How do you avoid an FTC investigation and the resulting burdens?  Here are some compliance tips:
·         Ensure all advertisements, in any medium or in any form, do not contain any misrepresentations or misleading statements.  A statement that is misleading cannot be cured by a disclosure that contains conflicting information.
·         Comply with the Truth in Lending Act and the Consumer Leasing Act and the regulations issued under these Acts.  This includes, for instance, making clear and conspicuous disclosures when advertising certain terms related to issuing consumer credit.
·         Ensure your disclosures are clear and conspicuous.  The FTC provides guidance that to be clear and conspicuous, “the disclosure shall be in understandable language and syntax. Nothing contrary to, inconsistent with, or in mitigation of the disclosure shall be used in any advertisement or promotion.”  The FTC also provides the following examples:
o   Print: the disclosure should be in a type size, location, and in print that contrasts with the background against which it appears, sufficient for an ordinary consumer to notice, read, and comprehend it.
o   TV or Video: an audio disclosure should be delivered in a volume and cadence sufficient for an ordinary consumer to hear and comprehend it. A video disclosure shall be of a size and shade and appear on the screen for a duration and in a location sufficient for an ordinary consumer to read and comprehend it.
o   Radio: the disclosure should be delivered in a volume and cadence sufficient for an ordinary consumer to hear and comprehend it.
There is a comment period before the proposed settlements become effective.  Once effective, they will be persuasive evidence of the standards car dealerships must abide by for future FTC investigations.  Next up may be the $$ down and $$ per month claims.
Mike Schulman
Jason Mueller


Monday, March 12, 2012

The Lorax and the Mazda CX-5: Greenwashing in a movie tie-in advertising campaign?

Are we in the midst of another case of a “citizen’s arrest” for alleged Greenwashing?  In the case of a Mazda advertising campaign tied in to the release of the movie adaptation of Dr. Suess’ The Lorax, the answer might be yes.  

As blog readers with young ones at home probably know, the Lorax movie was this past weekend’s box office champ here in the United States, grossing nearly $40 million.  And theatergoers were not the only ones attracted to this family-friendly fare with a sustainability-positive message.  Mazda, seeking to promote its CX-5 compact SUV, and in particular its Skyactiv technology, jumped in with a piece of movie tie-in marketing.  One place to see the ad is on Youtube, where Mazda touts that it “cares an awful lot”, and that the CX-5 with Skyactiv technology has received the “Truffula Tree Seal of Approval”.   Before going further, I should note that I currently own a Mazda, and have had a number of other Mazda cars over the years.  So I respect the product as a consumer, and in no way intend for this post to “pile on” the criticism this particular ad has received.

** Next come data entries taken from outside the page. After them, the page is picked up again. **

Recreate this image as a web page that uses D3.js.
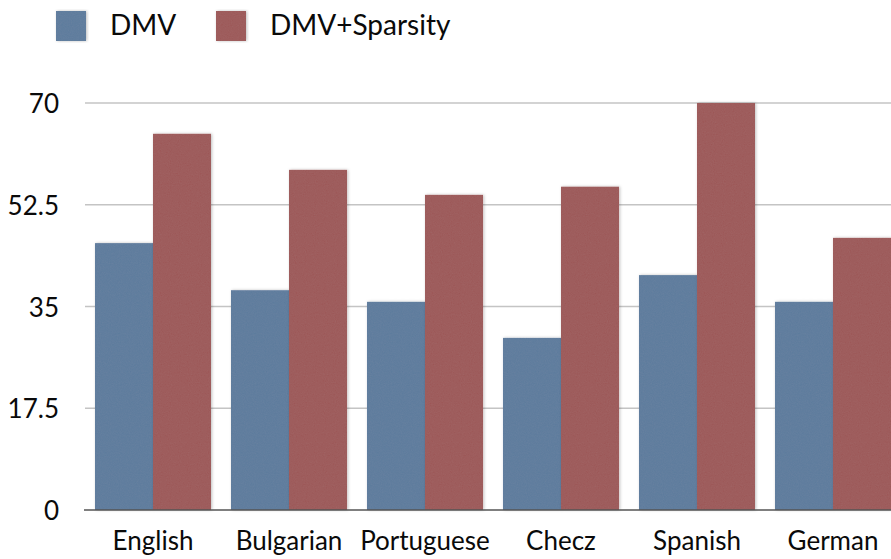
<!DOCTYPE html>
<html>
<head>
<meta charset="utf-8">
<script src="https://cdn.jsdelivr.net/npm/d3@7"></script>
<style>
  html, body { margin: 0; padding: 0; background: #fff; }
  svg { display: block; }
  text { font-family: Lato, "Open Sans", sans-serif; fill: #0a0a0a; }
</style>
</head>
<body>
<svg id="chart" width="891" height="559"></svg>
<script>
// Chart data
const languages = ["English", "Bulgarian", "Portuguese", "Checz", "Spanish", "German"];
const seriesNames = ["DMV", "DMV+Sparsity"];
const dmv = [45.9, 37.8, 35.8, 29.6, 40.4, 35.8];
const dmvSparsity = [64.7, 58.5, 54.2, 55.6, 70.0, 46.8];
const yTicks = [0, 17.5, 35, 52.5, 70];
const seriesColors = ["#5b7a9d", "#9d5656"];

const svg = d3.select("#chart");
const margin = { left: 95, right: 0 };
const W = 891;

const defs = svg.append("defs");
// Fine grain texture and soft shadow for the bar fills
const grain = defs.append("filter").attr("id", "grain")
  .attr("x", "-5%").attr("y", "-5%").attr("width", "115%").attr("height", "110%");
grain.append("feTurbulence").attr("type", "fractalNoise")
  .attr("baseFrequency", 0.9).attr("numOctaves", 2).attr("seed", 3).attr("result", "noise");
grain.append("feColorMatrix").attr("in", "noise").attr("type", "matrix")
  .attr("values", "0 0 0 0 0.5  0 0 0 0 0.5  0 0 0 0 0.5  0 0 0 0.08 0").attr("result", "n2");
grain.append("feComposite").attr("in", "n2").attr("in2", "SourceGraphic").attr("operator", "in").attr("result", "tex");
grain.append("feMerge").call(m => {
  m.append("feMergeNode").attr("in", "SourceGraphic");
  m.append("feMergeNode").attr("in", "tex");
}).attr("result", "textured");
grain.append("feDropShadow").attr("in", "textured").attr("dx", 1).attr("dy", 0)
  .attr("stdDeviation", 1.5).attr("flood-color", "#000").attr("flood-opacity", 0.25);

const x0 = d3.scaleBand()
  .domain(languages)
  .range([margin.left, W - margin.right])
  .paddingInner(0.147)
  .paddingOuter(0);
const x1 = d3.scaleBand()
  .domain(seriesNames)
  .range([0, x0.bandwidth()]);
const y = d3.scaleLinear()
  .domain([0, 70])
  .range([510, 103]);

// Horizontal gridlines
svg.append("g").selectAll("line")
  .data(yTicks.filter(t => t > 0))
  .join("line")
  .attr("x1", 85).attr("x2", W)
  .attr("y1", d => y(d)).attr("y2", d => y(d))
  .attr("stroke", "#c4c4c4").attr("stroke-width", 1.5);

// Grouped bars
const rows = languages.map((lang, i) => ({ lang, values: [dmv[i], dmvSparsity[i]] }));
const groups = svg.append("g").selectAll("g")
  .data(rows)
  .join("g")
  .attr("transform", d => `translate(${x0(d.lang)},0)`);
groups.selectAll("rect")
  .data(d => d.values.map((v, k) => ({ key: seriesNames[k], v, k })))
  .join("rect")
  .attr("x", d => x1(d.key))
  .attr("y", d => y(d.v))
  .attr("width", x1.bandwidth())
  .attr("height", d => y(0) - y(d.v))
  .attr("fill", d => seriesColors[d.k])
  .attr("filter", "url(#grain)");

// Baseline
svg.append("line")
  .attr("x1", 84).attr("x2", W)
  .attr("y1", y(0)).attr("y2", y(0))
  .attr("stroke", "#555").attr("stroke-width", 1.5);

// Y tick labels
svg.append("g").selectAll("text")
  .data(yTicks)
  .join("text")
  .attr("x", 59)
  .attr("y", d => y(d) + 10)
  .attr("text-anchor", "end")
  .attr("font-size", 26)
  .text(d => d);

// Category labels
svg.append("g").selectAll("text")
  .data(languages)
  .join("text")
  .attr("x", d => x0(d) + x0.bandwidth() / 2)
  .attr("y", 550)
  .attr("text-anchor", "middle")
  .attr("font-size", 26)
  .text(d => d);

// Legend
const legendX = [56, 216];
const legend = svg.append("g").selectAll("g")
  .data(seriesNames)
  .join("g")
  .attr("transform", (d, i) => `translate(${legendX[i]},11)`);
legend.append("rect")
  .attr("width", 30).attr("height", 30)
  .attr("fill", (d, i) => seriesColors[i])
  .attr("filter", "url(#grain)");
legend.append("text")
  .attr("x", 54).attr("y", 24)
  .attr("font-size", 28)
  .text(d => d);
</script>
</body>
</html>
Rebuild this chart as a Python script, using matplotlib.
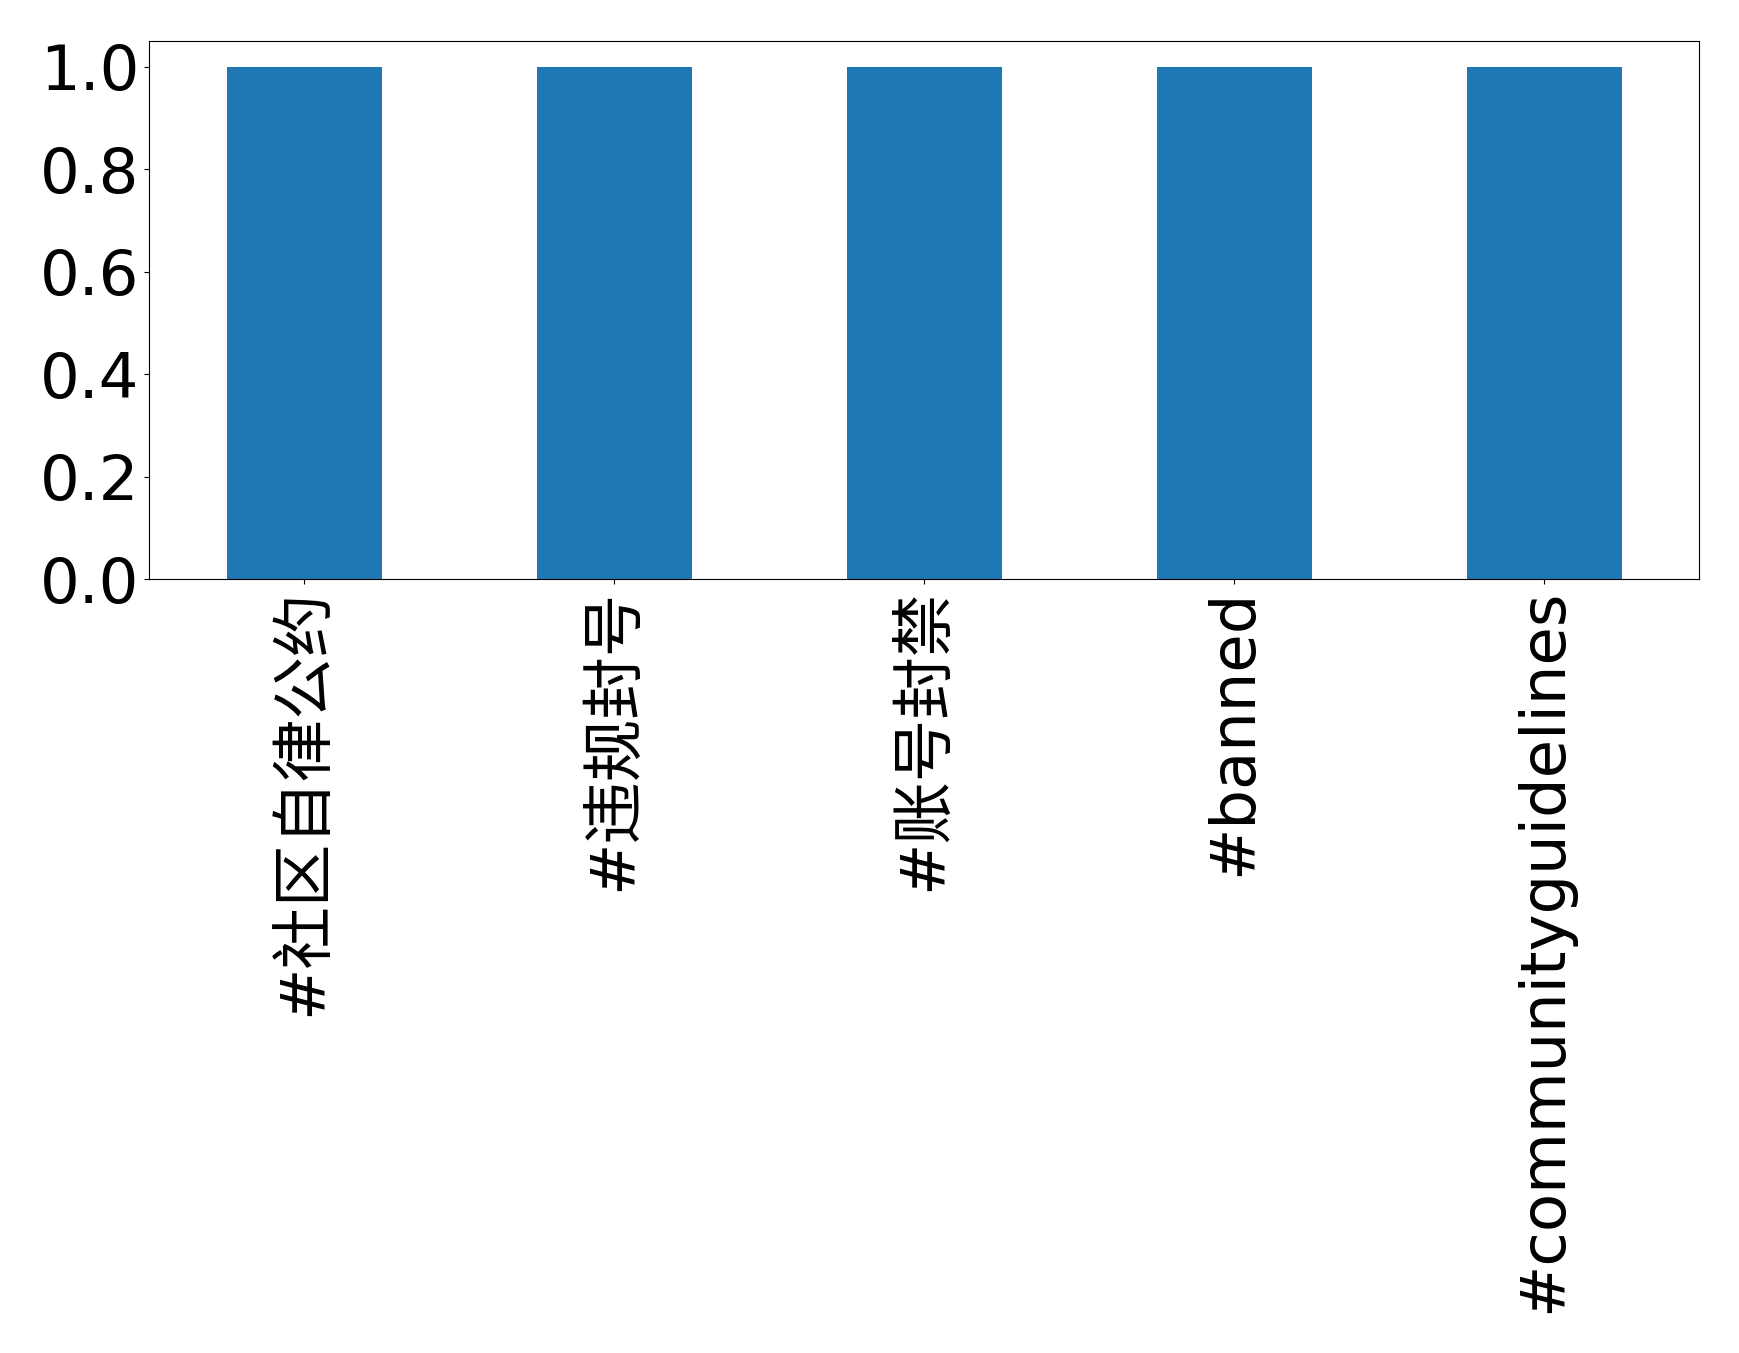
import matplotlib
matplotlib.use("Agg")
import matplotlib.pyplot as plt

categories = ["#社区自律公约", "#违规封号", "#账号封禁", "#banned", "#communityguidelines"]
counts = [1, 1, 1, 1, 1]

plt.rcParams['font.family'] = ['DejaVu Sans', 'Noto Sans CJK SC']

fig = plt.figure(figsize=(17.39, 13.53), dpi=100)
ax = fig.add_axes([149/1739, 1 - 579/1353, (1699-149)/1739, (579-41)/1353])
x = list(range(len(categories)))
ax.bar(x, counts, width=0.5, color='#1f77b4')
ax.set_xlim(-0.5, len(categories) - 0.5)
ax.set_ylim(0, 1.05)
ax.set_xticks(x)
ax.set_xticklabels(categories, rotation=90, fontsize=45)
ax.set_yticks([0.0, 0.2, 0.4, 0.6, 0.8, 1.0])
ax.set_yticklabels(["0.0", "0.2", "0.4", "0.6", "0.8", "1.0"], fontsize=45)
fig.savefig("out.png", dpi=100)
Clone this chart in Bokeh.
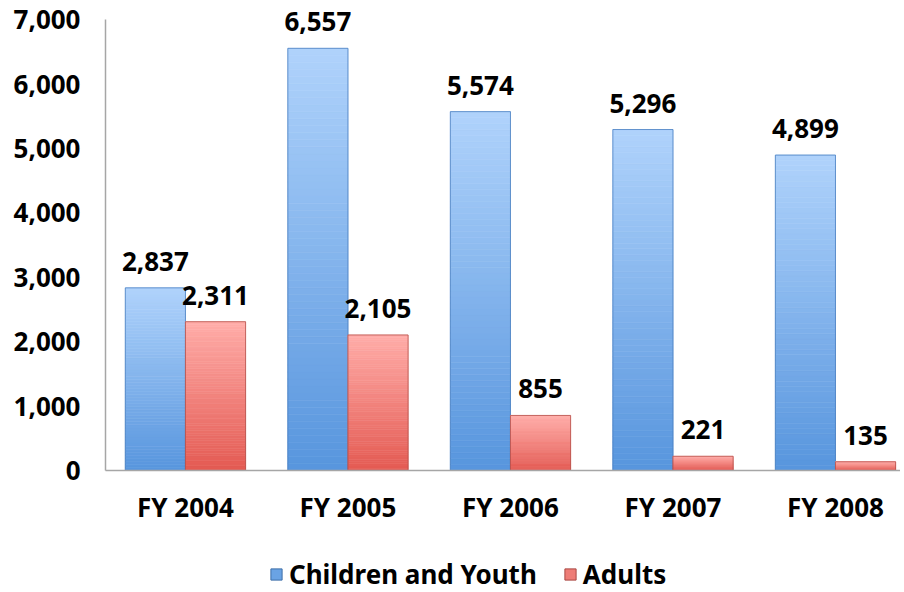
from bokeh.plotting import figure
from bokeh.layouts import column
from bokeh.models import (ColumnDataSource, Legend, LegendItem, FixedTicker, NumeralTickFormatter,
                          Range1d, LabelSet)
from bokeh.core.properties import value
from bokeh.embed import file_html
from bokeh.resources import INLINE

categories = ["FY 2004", "FY 2005", "FY 2006", "FY 2007", "FY 2008"]
children = [2837, 6557, 5574, 5296, 4899]
adults = [2311, 2105, 855, 221, 135]
series_names = ["Children and Youth", "Adults"]
y_ticks = [0, 1000, 2000, 3000, 4000, 5000, 6000, 7000]
y_axis_max = 7000

FONT = "Noto Sans"
FSIZE = "26px"
BAR_W = 0.37
N_STRIPS = 60

blue_top, blue_bottom, blue_edge = "#afd2fb", "#5896de", "#4a7fc0"
red_top, red_bottom, red_edge = "#ffaca8", "#e45b53", "#b5504b"


def hex2rgb(h):
    h = h.lstrip("#")
    return tuple(int(h[i:i + 2], 16) for i in (0, 2, 4))


def lerp(c1, c2, t):
    a, b = hex2rgb(c1), hex2rgb(c2)
    return "#%02x%02x%02x" % tuple(int(round(a[i] + (b[i] - a[i]) * t)) for i in range(3))


# frame runs from canvas top; axis line drawn only up to 7000
p = figure(width=900, height=544, output_backend="svg", toolbar_location=None,
           x_range=Range1d(-0.492, 4.40), y_range=Range1d(0, 7300),
           min_border_left=105, min_border_top=0, min_border_right=0, min_border_bottom=74)
p.outline_line_color = None
p.xgrid.visible = False
p.ygrid.visible = False


def gradient_bars(vals, offset, c_bottom, c_top, edge):
    src = dict(left=[], right=[], bottom=[], top=[], color=[])
    for i, v in enumerate(vals):
        for k in range(N_STRIPS):
            t = k / (N_STRIPS - 1)
            src["left"].append(i + offset)
            src["right"].append(i + offset + BAR_W)
            src["bottom"].append(v * k / N_STRIPS)
            src["top"].append(v * (k + 1) / N_STRIPS)
            src["color"].append(lerp(c_bottom, c_top, t))
    p.quad(left="left", right="right", bottom="bottom", top="top", source=ColumnDataSource(src),
           fill_color="color", line_color="color", line_width=0.6)
    out = dict(left=[i + offset for i in range(len(vals))],
               right=[i + offset + BAR_W for i in range(len(vals))],
               bottom=[0] * len(vals), top=list(vals))
    p.quad(left="left", right="right", bottom="bottom", top="top", source=ColumnDataSource(out),
           fill_alpha=0, line_color=edge, line_width=1, line_alpha=0.8)
    lab = ColumnDataSource(dict(x=[i + offset + BAR_W / 2 for i in range(len(vals))], y=list(vals),
                                text=["{:,}".format(v) for v in vals]))
    p.add_layout(LabelSet(x="x", y="y", text="text", source=lab, text_font=value(FONT),
                          text_font_style="bold", text_font_size=FSIZE, text_align="center",
                          text_baseline="alphabetic", y_offset=17, text_color="black"))


gradient_bars(children, -BAR_W, blue_bottom, blue_top, blue_edge)
gradient_bars(adults, 0.0, red_bottom, red_top, red_edge)

# axes
for ax in (p.xaxis[0], p.yaxis[0]):
    ax.axis_line_color = "#a6a6a6"
    ax.axis_line_width = 1.5
    ax.major_tick_line_color = None
    ax.minor_tick_line_color = None
    ax.major_label_text_font = FONT
    ax.major_label_text_font_style = "bold"
    ax.major_label_text_font_size = FSIZE
    ax.major_label_text_color = "black"

p.yaxis.ticker = FixedTicker(ticks=y_ticks)
p.yaxis.bounds = (0, y_axis_max)
p.yaxis.formatter = NumeralTickFormatter(format="0,0")
p.yaxis.major_label_standoff = 19

p.xaxis.ticker = FixedTicker(ticks=list(range(len(categories))))
p.xaxis.major_label_overrides = {i: c for i, c in enumerate(categories)}
p.xaxis.major_label_standoff = 12

# legend strip (its frame is aligned with the main frame's left edge)
lg = figure(width=900, height=48, output_backend="svg", toolbar_location=None,
            x_axis_type=None, y_axis_type=None,
            x_range=Range1d(0, 1), y_range=Range1d(0, 1),
            min_border_left=0, min_border_right=0, min_border_top=0, min_border_bottom=0)
lg.outline_line_color = None
lg.grid.visible = False
leg_c = lg.quad(left=[-10], right=[-9], bottom=[-10], top=[-9],
                fill_color="#6aa3e4", line_color="#3f6fa8", line_width=1)
leg_a = lg.quad(left=[-10], right=[-9], bottom=[-10], top=[-9],
                fill_color="#ee7d77", line_color="#a84843", line_width=1)

legend = Legend(items=[LegendItem(label=series_names[0], renderers=[leg_c]),
                       LegendItem(label=series_names[1], renderers=[leg_a])],
                orientation="horizontal", location=(164, 0))
legend.label_text_font = FONT
legend.label_text_font_style = "bold"
legend.label_text_font_size = FSIZE
legend.label_text_color = "black"
legend.glyph_width = 14
legend.glyph_height = 14
legend.label_standoff = 6
legend.spacing = 26
legend.border_line_alpha = 0
legend.background_fill_alpha = 0
legend.margin = 0
legend.padding = 0
lg.add_layout(legend)

open("out.html", "w").write(file_html(column(p, lg, spacing=0), INLINE))
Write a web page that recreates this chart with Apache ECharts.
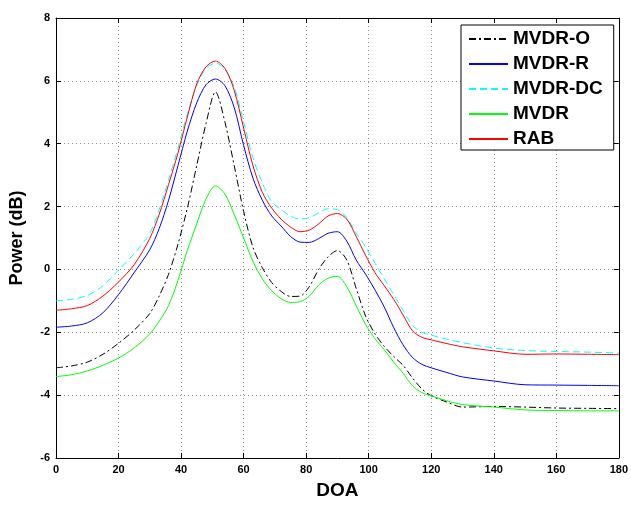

What seemed like a good opportunity to Mazda, however, now stands as yet another cautionary tale for companies looking to advertise the sustainability of products and services.   Mazda’s ad, touting the environmental friendliness of the CX-5 via Skyactiv’s fuel economy-promoting benefits against a Lorax-inspired tableau, has quickly come under fire from the “green” media and the public.  Take another look at that Youtube link, where the comments are overwhelmingly negative – along the lines of “Epic fail Mazda” – and the ad has generated 1,341 “dislikes” against 173 “likes." One commenter takes Mazda to task for “using an environmental movie to advertise an SUV” and analogizes it to using “Ghandi to advertise a gun club." 

But the toughest criticism has come from the Guardian’s “Environment blog” which savages the ad for its “crass chicanery” and holds it out as an example of greenwashing at its worst – and in the case of the Lorax himself “character assassination."  This Guardian blogger even uses the ad as a jumping-off point to explore Mazda’s entire green strategy in a critical way.  One can safely assume that this is probably not what Mazda intended with this ad.  

Perhaps most troubling for companies that have a legitimate desire to advertise sustainable products and services is the absolute speed at which a well-intended campaign can fall into critique for alleged greenwashing offenses.  And in today’s marketplace, that criticism can come from all sides, including government agencies, media, and the general public. Further, not only does the criticism emanate from several sources, its sting affects both the sponsor (Mazda) and the co-branded product (Universal's The Lorax film). Now both Mazda and Universal have to deal with the fallout. These unintended consequences are the types of contingencies that a well-informed advertising counsel can help a client consider, prior to the ads' publication.

While policing of greenwashing claims is warranted, there is a risk that such policing will have a chilling effect on advertising of sustainable products and services generally.  Any resultant drop in innovative activity on the part of companies  or missed opportunities to inform consumers of more sustainable choices would be a shame.  For now though, companies must proceed cautiously with such advertising efforts.  Mazda may be the latest to have learned this lesson, but they won’t be the last.